I bought this one, used, from a nearby hobbyshop. It's the Kato-powered version of an RS-1, and was purchased for another friend who wanted it re-painted and re-lettered for his freelanced road. When I was done with my part of the job, I mailed it to him, and he sent it to another friend for installation of DCC.
Here's the loco before it was sent to the friend who first wanted it. All of the handrails (ends too) have been replaced with ones formed from piano wire...
Several years later, that friend left the hobby, but offered some of his stuff for sale. I got some Jordan vehicles out of the deal, and my friend who got the RS-3 bought the RS-1. Like me, his layout is DC, so I removed the decoder and fixed up the loco where required.The RS-1 is one of my favourite early diesels, and I was very tempted to keep it, but it's too modern for my layout.
Wayne
I have to find my spare Athearn shell - for some reason I think it might be CNW! Actually, I have the whole loco, I just put my Reading shell on the CNW chassis which ran fine out of the box, the chassis that came with my Reading shell needs some fine wires installed to completely bypass Athearn's pickup system, and/or the plastic piece in the truck shaved down a bit so the bushings can touch the metal part.
It's either CNW or KCS, not sure. Have to dig it out from wherever it is hiding currently.
I own two Atlas Classic HO RS3s in the black boxes. They are the smoothest runners in my roster of smoothies because they are the only engines that coast on after a fast throttle shutoff--try it for yourselves. Amazing little beasties they are.

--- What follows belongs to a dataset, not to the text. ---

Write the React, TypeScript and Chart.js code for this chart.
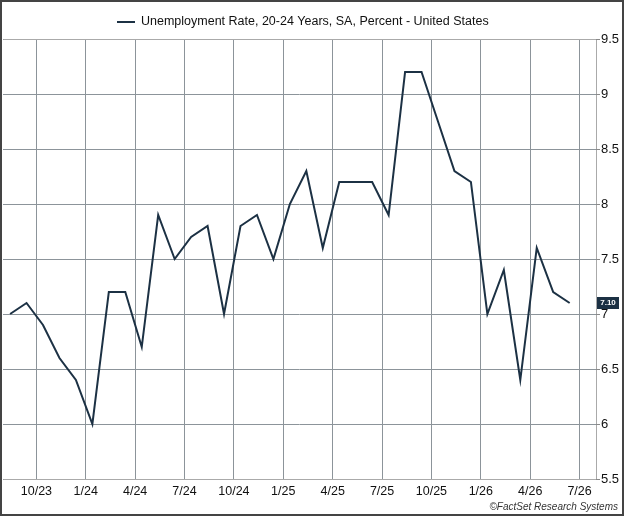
import React, { useEffect, useRef } from "react";
import { Chart, registerables } from "chart.js";
Chart.register(...registerables);

const values = [7.0, 7.1, 6.9, 6.6, 6.4, 6.0, 7.2, 7.2, 6.7, 7.9, 7.5, 7.7, 7.8, 7.0, 7.8, 7.9, 7.5, 8.0, 8.3, 7.6, 8.2, 8.2, 8.2, 7.9, 9.2, 9.2, 8.75, 8.3, 8.2, 7.0, 7.4, 6.4, 7.6, 7.2, 7.1];
const tickLabels = ["10/23", "1/24", "4/24", "7/24", "10/24", "1/25", "4/25", "7/25", "10/25", "1/26", "4/26", "7/26"];
const tickPositions = tickLabels.map((_, i) => 1.6 + 3 * i);
const yTicks = [5.5, 6, 6.5, 7, 7.5, 8, 8.5, 9, 9.5];
const seriesName = "Unemployment Rate, 20-24 Years, SA, Percent - United States";
const FONT = "Arial, 'Liberation Sans', sans-serif";

export default function App() {
  const ref = useRef<HTMLCanvasElement>(null);
  useEffect(() => {
    const framePlugin = {
      id: "frame",
      afterDraw(chart: any) {
        const { ctx, chartArea: a } = chart;
        ctx.save();
        ctx.strokeStyle = "#aaa";
        ctx.lineWidth = 1;
        ctx.beginPath();
        ctx.moveTo(a.left + 0.5, a.top + 0.5);
        ctx.lineTo(a.right + 0.5, a.top + 0.5);
        ctx.lineTo(a.right + 0.5, a.bottom + 0.5);
        ctx.lineTo(a.left + 0.5, a.bottom + 0.5);
        ctx.stroke();
        ctx.strokeStyle = "#888";
        yTicks.forEach((v) => {
          const y = Math.round(chart.scales.y.getPixelForValue(v)) + 0.5;
          ctx.beginPath(); ctx.moveTo(a.right, y); ctx.lineTo(a.right + 4, y); ctx.stroke();
        });
        ctx.strokeStyle = "#444";
        ctx.lineWidth = 2;
        ctx.strokeRect(1, 1, 622, 514);
        ctx.strokeStyle = "#1c3144";
        ctx.lineWidth = 2;
        ctx.beginPath(); ctx.moveTo(117, 22); ctx.lineTo(135, 22); ctx.stroke();
        ctx.fillStyle = "#111";
        ctx.font = "12.5px " + FONT;
        ctx.textAlign = "left";
        ctx.textBaseline = "middle";
        ctx.fillText(seriesName, 141, 22);
        const last = values[values.length - 1];
        const y = chart.scales.y.getPixelForValue(last);
        ctx.fillStyle = "#1c3144";
        ctx.fillRect(a.right + 1, y - 6, 22, 12);
        ctx.fillStyle = "#fff";
        ctx.font = "bold 8px " + FONT;
        ctx.textAlign = "center";
        ctx.fillText(last.toFixed(2), a.right + 12, y);
        ctx.fillStyle = "#333";
        ctx.font = "italic 10px " + FONT;
        ctx.textAlign = "right";
        ctx.fillText("©FactSet Research Systems", 618, 507);
        ctx.restore();
      },
    };
    const chart = new Chart(ref.current!, {
      type: "line",
      data: {
        datasets: [{
          label: seriesName,
          data: values.map((v, i) => ({ x: i, y: v })),
          borderColor: "#1c3144",
          borderWidth: 2,
          pointRadius: 0,
          tension: 0,
        }],
      },
      options: {
        animation: false,
        responsive: false,
        layout: { padding: { left: 3, right: 0, top: 39, bottom: 0 } },
        plugins: { legend: { display: false }, tooltip: { enabled: false } },
        scales: {
          x: {
            type: "linear",
            min: -0.43,
            max: 35.6,
            afterBuildTicks: (s: any) => { s.ticks = tickPositions.map((v) => ({ value: v })); },
            afterFit: (s: any) => { s.height = 37; },
            ticks: {
              callback: (_v: any, i: number) => tickLabels[i],
              color: "#111",
              font: { size: 12.5, family: FONT },
              maxRotation: 0,
              autoSkip: false,
              padding: 5,
            },
            grid: { color: "#8c949a", drawTicks: false },
            border: { display: false },
          },
          y: {
            position: "right",
            min: 5.5,
            max: 9.5,
            afterBuildTicks: (s: any) => { s.ticks = yTicks.map((v) => ({ value: v })); },
            afterFit: (s: any) => { s.width = 28; },
            ticks: { callback: (v: any) => String(v), color: "#111", font: { size: 13, family: FONT }, padding: 5 },
            grid: { color: "#8c949a", drawTicks: false },
            border: { display: false },
          },
        },
      },
      plugins: [framePlugin],
    });
    return () => chart.destroy();
  }, []);
  return (
    <div style={{ position: "absolute", left: 0, top: 0, background: "#fff" }}>
      <canvas ref={ref} width={624} height={516} />
    </div>
  );
}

My two are the gorgeous red and black Rock Island, and the Utah belt with its unique southwest colors. I used to be head over heels for the old run Lehigh and Hudson River, an enchanting green with the electric spark logo. Lost a bid on one for $80 years ago. Now if you can find one at all, the price is celestial. Happy staring at photos of it...
Beautiful job on the wire railings. I'd never get the curves right. Do you recall what diameter wire you used?
alcors350 Beautiful job on the wire railings. I'd never get the curves right. Do you recall what diameter wire you used?
The Stewart Baldwin switchers will also coast forever on DC when you cut the power. Long enough to experiemtn with shorting the track to brake them, and the spinning motor generates enough current to keep the headlight lit while it coasts, too.
Amazing runners, and nearly dead silent, even at full throttle. Canon motors and some very well made gears.